We talk to Riskinnov, an applied research company providing risk-management advice, about some of the key technologies that they see as real game-changers in the risk management space.
Tell us a bit about RiskInnov? How does what you are offering financial services firms (and others) differ in its approach / efficacy when it comes to managing risk?
Risk Regulation has come to absorb a large part of the financial services business. While compliance is often considered both a cost and constraint, we want to turn it into a source of marketing and profit.
In wealth management, for example, our software NERP7© creates the opportunity to make additional profit on private portfolio management and advisory. The originality of the brand and fun technology attracts young high and ultra-high net worth individuals while fully abiding to MIFID-II compliance.
In asset management, our Volpredict model forecasts assets risk more accurately than the VIX index, most econometric models and, obviously, mere intuition. This is an obvious source of profit in fund management while fulfilling transparency and, hence, related compliance.
We have extended beyond simply regulatory issues to embedding risk in decision making. In particular, strategic investment or project management decisions – the applicability of which extends beyond financial services. Our team is developing software which allows for selecting risky courses of action on the basis of the decision maker’s own risk-tolerance and objectives – as opposed to the analyst’s recommendations only.
That is what we call a bespoke decision-aid , the only way to maintain consistency in business risky decisions and thus enhancing expected profit. Some corporate leaders dreamed of it (see the ISO 31000 risk management norm) but we made it happen through software.
What are some of the key technologies that you see as real game-changers in the risk management space?
Key-technologies at Riskinnov Ltd. are a trinity: elicitation, mathematical psychology and econometric statistics (part of AI).
Elicitation is technique of mixed origin (economics and psychology) allowing individuals (investors as well as managers) to effectively reveal their true risk-tolerance.
Economic mathematical psychology is the subset of behavioural finance which can be modelled and made really and meaningfully operational.
Econometric statistics is a well-known discipline but we look, in particular, at the part of it which directly relates to market psychology and/or to AI.
Has your academic background in economics been more important in creating a new set of products and services or have they been driven by tech change?
In all our products, the innovative economic insight into economic decision making towards risk and uncertainty, as well as into market behaviour, is always connected to at least two of the three technologies evoked just above.
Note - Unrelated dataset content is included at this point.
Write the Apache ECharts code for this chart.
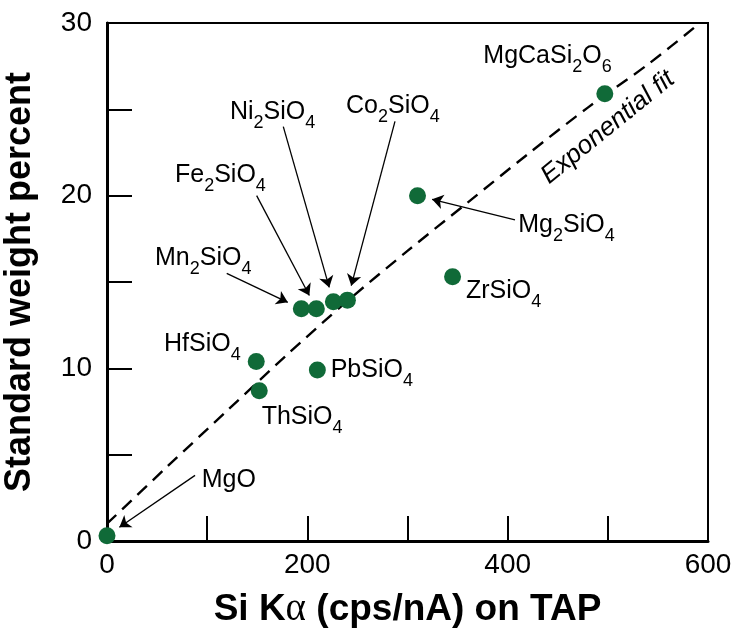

It’s not a question of economic background or tech, it’s a question of economic background and tech.
In terms of the next generation of talent coming up the pipeline, do you see skills shortages in particular areas?
The most important and most rarely found skill is precisely the capacity of linking techniques to clear views of Man and markets in an innovative way. Nowadays, young people are equipped with better backgrounds in techniques than was the case in the past, but they often lose sight of the behaviour of Man and markets when building business models.
How would you excite young people around a career in financial services technology? What would you say to convince them that it is exciting and innovative?
It’s fascinating to dig into technological innovation, exploring human nature and the fundamental inter-relation which market relationships constitute. One could look at it as a sort of archaeological approach to behavioural finance!
There is a new frontier there to help business. That new frontier opens on many avenues, leading to innovation in economic thinking, experimental science, mathematical psychology, computer science, A.I. and econometrics, etc. etc.
And the highest level beyond that new frontier is always the least crowded!
Following your demo session at FinTECHTalents, will we find you and your team sampling craft beer or swaying to the music?
To be frank, our team is rather made of wine drinkers and opera lovers! But a young woman among our partners is a very gifted dancer and would sway to music with a lot of pleasure, while all of us pay tribute from time to time, with a lot of pleasure, to good beer drinking… that question is hardest to answer!
See our paper “On bespoke decision-aid under risk: the engineering behind preference elicitation”, Oxford IMA Journal of Management Mathematics, 29, 3, 253-273.